Je ne me tins pas pour battu, je revins plusieurs fois à la charge, mais Courbet n’était décidément pas facile à remuer et tout au plus en arrivai-je à lui arracher un « je ne dis pas non, j’irai avec vous un de ces jours. » Mais ce jour-là ne venait jamais. J’eus une pensée irrévérencieuse pour le maître peintre, je finis par supposer que Courbet avait peur des balles et des obus, mais je gardai pour moi ma pensée.




Un beau soir, sans la moindre insinuation de ma part, quelqu’un mit les pieds dans le plat (il est vrai que c’était le plus joli petit pied du monde), et une voix féminine, jeune, moqueuse, argentine, fûtée, osa dire au maître, avec un franc éclat de rire, devant toute la galerie : « Vous avez peur, monsieur Courbet… Vous avez peur, voilà pourquoi vous n’y allez pas aux avant-postes.
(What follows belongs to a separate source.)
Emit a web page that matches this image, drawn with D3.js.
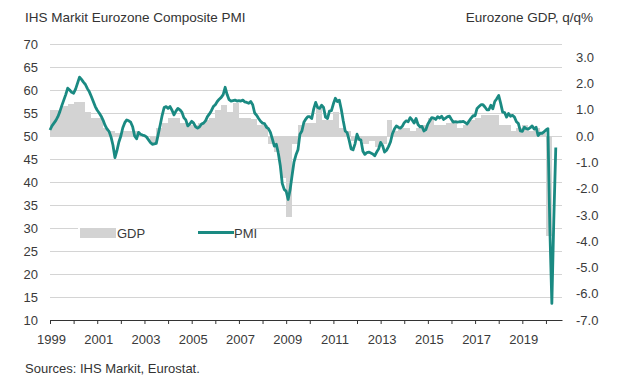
<!DOCTYPE html>
<html>
<head>
<meta charset="utf-8">
<script src="https://cdn.jsdelivr.net/npm/d3@7.9.0/dist/d3.min.js"></script>
<style>
  body { margin: 0; background: #fff; }
  svg { display: block; font-family: "Liberation Sans", Arial, sans-serif; }
  .axis text { fill: #3a3a3a; font-size: 13px; }
</style>
</head>
<body>
<svg id="chart" width="618" height="386"></svg>
<script>
// quarterly GDP, q/q %, from 1999 Q1
const gdpStart = 1999;
const gdp = [
  1.0, 1.0, 1.15, 1.2,   // 1999
  1.3, 1.3, 0.92, 0.67,  // 2000
  0.7, 0.3, 0.2, 0.1,    // 2001
  0.2, 0.2, 0.2, 0.05,   // 2002
  0.0, -0.3, 0.3, 0.5,   // 2003
  0.7, 0.7, 0.5, 0.4,    // 2004
  0.4, 0.5, 0.6, 0.7,    // 2005
  1.0, 1.18, 0.9, 1.27,  // 2006
  0.7, 0.7, 0.65, 0.42,  // 2007
  0.4, -0.3, -0.6, -1.6, // 2008
  -3.1, -0.3, 0.4, 0.5,  // 2009
  0.5, 1.1, 0.6, 0.6,    // 2010
  0.9, 0.3, 0.2, -0.2,   // 2011
  -0.2, -0.3, -0.2, -0.4,// 2012
  -0.3, 0.6, 0.2, 0.3,   // 2013
  0.3, 0.2, 0.3, 0.4,    // 2014
  0.7, 0.4, 0.4, 0.5,    // 2015
  0.6, 0.3, 0.4, 0.6,    // 2016
  0.7, 0.8, 0.8, 0.8,    // 2017
  0.4, 0.4, 0.2, 0.3,    // 2018
  0.4, 0.2, 0.3, 0.1,    // 2019
  -3.8                   // 2020
];

// monthly composite PMI, from Jan 1999
const pmi = [
  51.3, 52.2, 52.8, 53.4, 54.2, 55.3, 56.6, 57.8, 59.0, 60.4, 60.0, 59.5, // 1999
  59.3, 60.2, 61.5, 62.8, 62.3, 61.7, 61.2, 60.3, 59.6, 58.6, 57.5, 56.4, // 2000
  55.6, 55.0, 54.3, 53.4, 52.3, 51.5, 51.0, 49.8, 48.0, 45.3, 46.8, 48.7, // 2001
  50.0, 51.8, 52.9, 53.5, 53.3, 53.0, 52.0, 50.0, 49.4, 50.8, 50.4, 50.2, // 2002
  50.1, 49.8, 49.2, 48.6, 48.2, 48.3, 48.4, 50.4, 52.4, 54.5, 56.2, 56.4, // 2003
  56.0, 56.4, 55.6, 54.6, 55.4, 56.0, 55.7, 55.2, 54.0, 53.5, 52.2, 52.6, // 2004
  53.2, 52.8, 52.0, 51.7, 52.0, 52.6, 52.8, 53.3, 54.2, 54.8, 55.5, 56.4, // 2005
  56.8, 57.5, 58.0, 58.4, 59.0, 60.6, 59.0, 57.9, 57.6, 57.7, 57.8, 57.6, // 2006
  57.7, 57.6, 57.8, 57.4, 57.3, 57.1, 57.5, 56.8, 55.0, 54.5, 53.8, 53.2, // 2007
  52.8, 52.7, 51.9, 51.6, 50.8, 49.3, 47.8, 48.2, 46.3, 43.6, 39.7, 38.4, // 2008
  38.0, 36.2, 38.3, 41.4, 44.4, 45.9, 47.0, 50.4, 51.1, 53.0, 53.7, 54.2, // 2009
  54.2, 53.8, 55.9, 57.3, 56.2, 56.0, 56.7, 56.2, 54.1, 53.8, 55.4, 55.5, // 2010
  57.0, 58.2, 57.5, 57.8, 55.8, 53.3, 51.1, 50.7, 49.1, 47.2, 47.0, 48.3, // 2011
  50.4, 49.3, 49.1, 46.7, 46.0, 46.4, 46.5, 46.3, 46.1, 45.7, 46.5, 47.2, // 2012
  48.6, 47.9, 46.5, 46.9, 47.7, 48.7, 50.5, 51.5, 52.2, 51.9, 51.7, 52.1, // 2013
  52.9, 53.3, 53.1, 54.0, 53.5, 52.8, 53.8, 52.5, 52.0, 52.1, 51.1, 51.4, // 2014
  52.6, 53.3, 54.0, 53.9, 53.6, 54.2, 53.9, 54.3, 53.6, 53.9, 54.2, 54.3, // 2015
  53.6, 53.0, 53.1, 53.0, 53.1, 53.1, 53.2, 52.9, 52.6, 53.3, 53.9, 54.4, // 2016
  54.4, 56.0, 56.4, 56.8, 56.8, 56.3, 55.7, 55.7, 56.7, 55.9, 57.5, 58.1, // 2017
  58.8, 57.1, 55.2, 55.1, 54.1, 54.9, 54.3, 54.5, 54.1, 53.1, 52.7, 51.1, // 2018
  51.0, 51.9, 51.6, 51.5, 51.8, 52.2, 51.5, 51.9, 50.1, 50.6, 50.6, 50.9, // 2019
  51.3, 51.6, 29.7, 13.6, 31.9, 47.5                                      // 2020
];

const years = d3.range(1999, 2021);
const labelYears = d3.range(1999, 2020, 2);
const pmiTicks = d3.range(10, 71, 5);
const gdpTicks = d3.range(-7, 4, 1);

const svg = d3.select('#chart');
const margin = { left: 50, right: 56, top: 44, bottom: 66 };
const width = 618, height = 386;

const x = d3.scaleLinear().domain([1999, 2020.68]).range([margin.left, width - margin.right]);
const yL = d3.scaleLinear().domain([10, 70]).range([height - margin.bottom, margin.top]);
const yR = d3.scaleLinear().domain([-7, 3.5]).range([height - margin.bottom, margin.top]);

// gridlines
svg.append('g')
  .attr('transform', `translate(${margin.left},0)`)
  .call(d3.axisLeft(yL).tickValues(pmiTicks.filter(d => d > 10))
    .tickFormat('').tickSize(-(x.range()[1] - x.range()[0])).tickSizeOuter(0))
  .call(g => g.select('.domain').remove())
  .call(g => g.selectAll('line').attr('stroke', '#d4d4d4'));

// GDP bars
const quarters = gdp.map((v, i) => ({ t: gdpStart + i / 4, v }));
svg.append('g')
  .selectAll('rect')
  .data(quarters)
  .join('rect')
  .attr('x', d => x(d.t))
  .attr('width', d => x(d.t + 0.25) - x(d.t))
  .attr('y', d => yR(Math.max(0, d.v)))
  .attr('height', d => Math.abs(yR(d.v) - yR(0)))
  .attr('fill', '#d3d3d3')
  .attr('shape-rendering', 'crispEdges');

// PMI line
const months = pmi.map((v, i) => ({ t: 1999 + i / 12, v }));
svg.append('path')
  .datum(months)
  .attr('fill', 'none')
  .attr('stroke', '#1a8a82')
  .attr('stroke-width', 2.8)
  .attr('stroke-linejoin', 'round')
  .attr('d', d3.line().x(d => x(d.t)).y(d => yL(d.v)));

// left axis labels
svg.append('g')
  .attr('class', 'axis')
  .attr('transform', `translate(${margin.left - 8},0)`)
  .call(d3.axisLeft(yL).tickValues(pmiTicks).tickSize(0).tickPadding(4))
  .call(g => g.select('.domain').remove());

// right axis labels
svg.append('g')
  .attr('class', 'axis')
  .attr('transform', `translate(${width - margin.right + 10},0)`)
  .call(d3.axisRight(yR).tickValues(gdpTicks).tickSize(0).tickPadding(4)
    .tickFormat(d => d.toFixed(1)))
  .call(g => g.select('.domain').remove());

// x axis
svg.append('g')
  .attr('class', 'axis')
  .attr('transform', `translate(0,${yL(10)})`)
  .call(d3.axisBottom(x).tickValues(years).tickSize(4).tickSizeOuter(0)
    .tickFormat(d => labelYears.includes(d) ? String(d) : ''))
  .call(g => g.select('.domain').attr('stroke', '#333'))
  .call(g => g.selectAll('line').attr('stroke', '#333'))
  .call(g => g.selectAll('text').attr('dy', '1.3em').attr('dx', 1));

// legend
const lg = svg.append('g');
lg.append('rect').attr('x', 78).attr('y', 221).attr('width', 174).attr('height', 22).attr('fill', '#fff');
lg.append('rect').attr('x', 80).attr('y', 228).attr('width', 36).attr('height', 10).attr('fill', '#d3d3d3');
lg.append('text').attr('x', 117).attr('y', 238).attr('font-size', 13).attr('fill', '#3a3a3a').text('GDP');
lg.append('line').attr('x1', 198).attr('x2', 234).attr('y1', 232.5).attr('y2', 232.5)
  .attr('stroke', '#1a8a82').attr('stroke-width', 2.8);
lg.append('text').attr('x', 234).attr('y', 238).attr('font-size', 13).attr('fill', '#3a3a3a').text('PMI');

// titles
svg.append('text').attr('x', 25).attr('y', 22).attr('font-size', 13.5).attr('fill', '#333')
  .text('IHS Markit Eurozone Composite PMI');
svg.append('text').attr('x', 593).attr('y', 22).attr('font-size', 13.5).attr('fill', '#333')
  .attr('text-anchor', 'end').text('Eurozone GDP, q/q%');
svg.append('text').attr('x', 25).attr('y', 373).attr('font-size', 13).attr('fill', '#333')
  .text('Sources: IHS Markit, Eurostat.');
</script>
</body>
</html>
Eh bien ! moi j’y suis allée, j’ai entendu de près siffler les balles et les obus, j’ai vu des Prussiens au bout de ma lorgnette, et je voudrais y retourner. »

Celle qui parlait ainsi était une ravissante jeune femme, adorablement mignonne et jolie, que l’œil d’éléphant lorgnait artistiquement depuis longtemps et dont il nous eût laissé quelque portrait exquis, si la guerre civile et l’exil n’eussent pas foudroyé l’artiste. Car, à l’encontre de ce que l’on croit en général, par don génial, Courbet aimait le beau pourvu qu’il fût bien nature, il le savourait de son œil fin aux belles paupières, mais son système, comme un faux-nez, empêchait souvent cet œil si bien doué d’y voir clair.

Courbet, au lieu de se fâcher, enleva galamment la pipe de ses grosses lèvres rouges, sourit et dit plaisamment : « Puisque les femmes s’en mêlent, il n’y a plus de gloire, eh bien ! j’irai tout de même. »

Peut-être aussi la promesse que j’avais faite d’une omelette au lard, avec de vrais œufs et du vrai lard, ne fut-elle pas étrangère à cette détermination. J’avais même ajouté, avec attention, que ce plat de luxe serait arrosé d’excellent Chablis, car je savais que Courbet avait un faible pour le bon vin blanc ; souvent, chez Laveur, je lui en avais vu boire plus que sa bouteille en déjeûnant et parfois pencher le nez sur la nappe lorsque la chaleur était excessive.

Quoi qu’il en soit, un matin, un peu avant l’heure du déjeuner, nous vîmes arriver Courbet a notre quartier général, à l’école d’Albert-le-Grand, chez les Dominicains, dont quelques-uns nous accompagnaient très crânement sur le champ de bataille.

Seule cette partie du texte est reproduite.